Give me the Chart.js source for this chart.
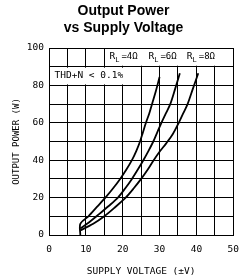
<!DOCTYPE html>
<html>
<head>
<meta charset="utf-8">
<script src="https://cdn.jsdelivr.net/npm/chart.js@4/dist/chart.umd.min.js"></script>
<style>
  html, body { margin: 0; padding: 0; background: #fff; }
  #wrap { width: 248px; height: 277px; }
</style>
</head>
<body>
<div id="wrap"><canvas id="myChart" width="248" height="277"></canvas></div>
<script>
// data (supply voltage in ±V, output power in W)
const volts4 = [8.5, 8.5, 10.7, 13, 15.3, 17.4, 19.3, 21, 22.5, 23.7, 24.7, 25.5, 26.3, 27.2, 28.1, 29, 30];
const power4 = [0, 6, 10, 15, 20, 25, 30, 35, 40, 45, 50, 55, 60, 65, 71, 77, 84.5];

const volts6 = [8.5, 11, 13.5, 16.2, 18.7, 20.7, 22.5, 24.1, 25.6, 27, 28.3, 29.4, 30.5, 31.7, 32.9, 34.2, 35.5];
const power6 = [3.5, 7, 11, 15.5, 20, 25, 30, 35, 40, 45, 50, 55, 60, 65, 70, 78, 86.5];

const volts8 = [8.5, 12, 15, 18, 20.8, 23, 25, 26.8, 28.4, 30, 31.8, 33.6, 35.2, 36.4, 37.6, 39, 40.5];
const power8 = [2.5, 6, 10, 15, 20, 25, 30, 35, 40, 44.5, 49, 54, 60, 65, 70, 78, 86.5];

const loadLabels = ['4Ω', '6Ω', '8Ω'];
const xTicks = [0, 10, 20, 30, 40, 50];
const yTicks = [0, 20, 40, 60, 80, 100];

const toPoints = (xs, ys) => xs.map((v, i) => ({ x: v, y: ys[i] }));

const FONT = 'DejaVu Sans Mono';

// white boxes with the load labels and the THD note
const notesPlugin = {
    id: 'notes',
    beforeDatasetsDraw(chart) {
        const { ctx, scales: { x, y } } = chart;
        ctx.save();
        ctx.fillStyle = '#fff';
        // top row, right part
        ctx.fillRect(x.getPixelForValue(15) + 1, y.getPixelForValue(100) + 1,
            x.getPixelForValue(50) - x.getPixelForValue(15) - 2,
            y.getPixelForValue(90) - y.getPixelForValue(100) - 2);
        // second row, left part
        ctx.fillRect(x.getPixelForValue(0) + 1, y.getPixelForValue(90) + 1,
            x.getPixelForValue(23) - x.getPixelForValue(0),
            y.getPixelForValue(80) - y.getPixelForValue(90) - 2);

        ctx.fillStyle = '#000';
        ctx.textBaseline = 'middle';
        ctx.textAlign = 'left';

        const starts = [16.4, 27, 37.4];
        const ty = y.getPixelForValue(95.3);
        loadLabels.forEach((lbl, i) => {
            let px = x.getPixelForValue(starts[i]);
            ctx.font = '9.5px ' + FONT;
            ctx.fillText('R', px, ty);
            px += ctx.measureText('R').width;
            ctx.font = '7px ' + FONT;
            ctx.fillText('L', px, ty + 3);
            px += ctx.measureText('L').width + 2;
            ctx.font = '9px ' + FONT;
            ctx.fillText('=' + lbl, px, ty);
        });

        ctx.font = '9.5px ' + FONT;
        ctx.fillText('THD+N < 0.1%', x.getPixelForValue(1.5), y.getPixelForValue(85.4));
        ctx.restore();
    }
};

const lineStyle = {
    borderColor: '#000',
    borderWidth: 1.8,
    pointRadius: 0,
    tension: 0.3,
    fill: false
};

const ctx = document.getElementById('myChart');

new Chart(ctx, {
    type: 'scatter',
    data: {
        datasets: [
            { label: 'RL = 4Ω', data: toPoints(volts4, power4), showLine: true, ...lineStyle },
            { label: 'RL = 6Ω', data: toPoints(volts6, power6), showLine: true, ...lineStyle },
            { label: 'RL = 8Ω', data: toPoints(volts8, power8), showLine: true, ...lineStyle }
        ]
    },
    options: {
        responsive: false,
        animation: false,
        devicePixelRatio: 1,
        layout: { padding: { left: 11, right: 12, top: 0, bottom: 0 } },
        plugins: {
            legend: { display: false },
            tooltip: { enabled: false },
            title: {
                display: true,
                text: ['Output Power', 'vs Supply Voltage'],
                color: '#000',
                font: { family: 'Liberation Sans', size: 14, weight: 'bold', lineHeight: 1.25 },
                padding: { top: 2, bottom: 11 }
            }
        },
        scales: {
            x: {
                type: 'linear',
                min: 0,
                max: 50,
                afterFit: (scale) => { scale.height = 42; },
                grid: { color: '#000', lineWidth: 1, drawTicks: false },
                border: { color: '#000', width: 1 },
                ticks: {
                    stepSize: 5,
                    padding: 9,
                    maxRotation: 0,
                    autoSkip: false,
                    color: '#000',
                    font: { family: FONT, size: 9.5 },
                    callback: (v) => xTicks.includes(v) ? String(v) : ''
                },
                title: {
                    display: true,
                    text: 'SUPPLY VOLTAGE (±V)',
                    color: '#000',
                    font: { family: FONT, size: 9.5 },
                    padding: { top: 3, bottom: 0 }
                }
            },
            y: {
                type: 'linear',
                min: 0,
                max: 100,
                afterFit: (scale) => { scale.width = 38; },
                grid: { color: '#000', lineWidth: 1, drawTicks: false },
                border: { color: '#000', width: 1 },
                ticks: {
                    stepSize: 10,
                    padding: 5,
                    autoSkip: false,
                    color: '#000',
                    font: { family: FONT, size: 9.5 },
                    callback: (v) => yTicks.includes(v) ? String(v) : ''
                },
                title: {
                    display: true,
                    text: 'OUTPUT POWER (W)',
                    color: '#000',
                    font: { family: FONT, size: 9 },
                    padding: { top: 0, bottom: 2 }
                }
            }
        }
    },
    plugins: [notesPlugin]
});
</script>
</body>
</html>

· · ·

GOAL OF THE EXERCISE: Repeat the material exactly as it reads, without any of its pictures.

FINAL RESULT:
Give me the Chart.js source for this chart.
<!DOCTYPE html>
<html>
<head>
<meta charset="utf-8">
<script src="https://cdn.jsdelivr.net/npm/chart.js@4/dist/chart.umd.min.js"></script>
<style>
  html, body { margin: 0; padding: 0; background: #fff; }
  #wrap { width: 248px; height: 277px; }
</style>
</head>
<body>
<div id="wrap"><canvas id="myChart" width="248" height="277"></canvas></div>
<script>
// data (supply voltage in ±V, output power in W)
const volts4 = [8.5, 8.5, 10.7, 13, 15.3, 17.4, 19.3, 21, 22.5, 23.7, 24.7, 25.5, 26.3, 27.2, 28.1, 29, 30];
const power4 = [0, 6, 10, 15, 20, 25, 30, 35, 40, 45, 50, 55, 60, 65, 71, 77, 84.5];

const volts6 = [8.5, 11, 13.5, 16.2, 18.7, 20.7, 22.5, 24.1, 25.6, 27, 28.3, 29.4, 30.5, 31.7, 32.9, 34.2, 35.5];
const power6 = [3.5, 7, 11, 15.5, 20, 25, 30, 35, 40, 45, 50, 55, 60, 65, 70, 78, 86.5];

const volts8 = [8.5, 12, 15, 18, 20.8, 23, 25, 26.8, 28.4, 30, 31.8, 33.6, 35.2, 36.4, 37.6, 39, 40.5];
const power8 = [2.5, 6, 10, 15, 20, 25, 30, 35, 40, 44.5, 49, 54, 60, 65, 70, 78, 86.5];

const loadLabels = ['4Ω', '6Ω', '8Ω'];
const xTicks = [0, 10, 20, 30, 40, 50];
const yTicks = [0, 20, 40, 60, 80, 100];

const toPoints = (xs, ys) => xs.map((v, i) => ({ x: v, y: ys[i] }));

const FONT = 'DejaVu Sans Mono';

// white boxes with the load labels and the THD note
const notesPlugin = {
    id: 'notes',
    beforeDatasetsDraw(chart) {
        const { ctx, scales: { x, y } } = chart;
        ctx.save();
        ctx.fillStyle = '#fff';
        // top row, right part
        ctx.fillRect(x.getPixelForValue(15) + 1, y.getPixelForValue(100) + 1,
            x.getPixelForValue(50) - x.getPixelForValue(15) - 2,
            y.getPixelForValue(90) - y.getPixelForValue(100) - 2);
        // second row, left part
        ctx.fillRect(x.getPixelForValue(0) + 1, y.getPixelForValue(90) + 1,
            x.getPixelForValue(23) - x.getPixelForValue(0),
            y.getPixelForValue(80) - y.getPixelForValue(90) - 2);

        ctx.fillStyle = '#000';
        ctx.textBaseline = 'middle';
        ctx.textAlign = 'left';

        const starts = [16.4, 27, 37.4];
        const ty = y.getPixelForValue(95.3);
        loadLabels.forEach((lbl, i) => {
            let px = x.getPixelForValue(starts[i]);
            ctx.font = '9.5px ' + FONT;
            ctx.fillText('R', px, ty);
            px += ctx.measureText('R').width;
            ctx.font = '7px ' + FONT;
            ctx.fillText('L', px, ty + 3);
            px += ctx.measureText('L').width + 2;
            ctx.font = '9px ' + FONT;
            ctx.fillText('=' + lbl, px, ty);
        });

        ctx.font = '9.5px ' + FONT;
        ctx.fillText('THD+N < 0.1%', x.getPixelForValue(1.5), y.getPixelForValue(85.4));
        ctx.restore();
    }
};

const lineStyle = {
    borderColor: '#000',
    borderWidth: 1.8,
    pointRadius: 0,
    tension: 0.3,
    fill: false
};

const ctx = document.getElementById('myChart');

new Chart(ctx, {
    type: 'scatter',
    data: {
        datasets: [
            { label: 'RL = 4Ω', data: toPoints(volts4, power4), showLine: true, ...lineStyle },
            { label: 'RL = 6Ω', data: toPoints(volts6, power6), showLine: true, ...lineStyle },
            { label: 'RL = 8Ω', data: toPoints(volts8, power8), showLine: true, ...lineStyle }
        ]
    },
    options: {
        responsive: false,
        animation: false,
        devicePixelRatio: 1,
        layout: { padding: { left: 11, right: 12, top: 0, bottom: 0 } },
        plugins: {
            legend: { display: false },
            tooltip: { enabled: false },
            title: {
                display: true,
                text: ['Output Power', 'vs Supply Voltage'],
                color: '#000',
                font: { family: 'Liberation Sans', size: 14, weight: 'bold', lineHeight: 1.25 },
                padding: { top: 2, bottom: 11 }
            }
        },
        scales: {
            x: {
                type: 'linear',
                min: 0,
                max: 50,
                afterFit: (scale) => { scale.height = 42; },
                grid: { color: '#000', lineWidth: 1, drawTicks: false },
                border: { color: '#000', width: 1 },
                ticks: {
                    stepSize: 5,
                    padding: 9,
                    maxRotation: 0,
                    autoSkip: false,
                    color: '#000',
                    font: { family: FONT, size: 9.5 },
                    callback: (v) => xTicks.includes(v) ? String(v) : ''
                },
                title: {
                    display: true,
                    text: 'SUPPLY VOLTAGE (±V)',
                    color: '#000',
                    font: { family: FONT, size: 9.5 },
                    padding: { top: 3, bottom: 0 }
                }
            },
            y: {
                type: 'linear',
                min: 0,
                max: 100,
                afterFit: (scale) => { scale.width = 38; },
                grid: { color: '#000', lineWidth: 1, drawTicks: false },
                border: { color: '#000', width: 1 },
                ticks: {
                    stepSize: 10,
                    padding: 5,
                    autoSkip: false,
                    color: '#000',
                    font: { family: FONT, size: 9.5 },
                    callback: (v) => yTicks.includes(v) ? String(v) : ''
                },
                title: {
                    display: true,
                    text: 'OUTPUT POWER (W)',
                    color: '#000',
                    font: { family: FONT, size: 9 },
                    padding: { top: 0, bottom: 2 }
                }
            }
        }
    },
    plugins: [notesPlugin]
});
</script>
</body>
</html>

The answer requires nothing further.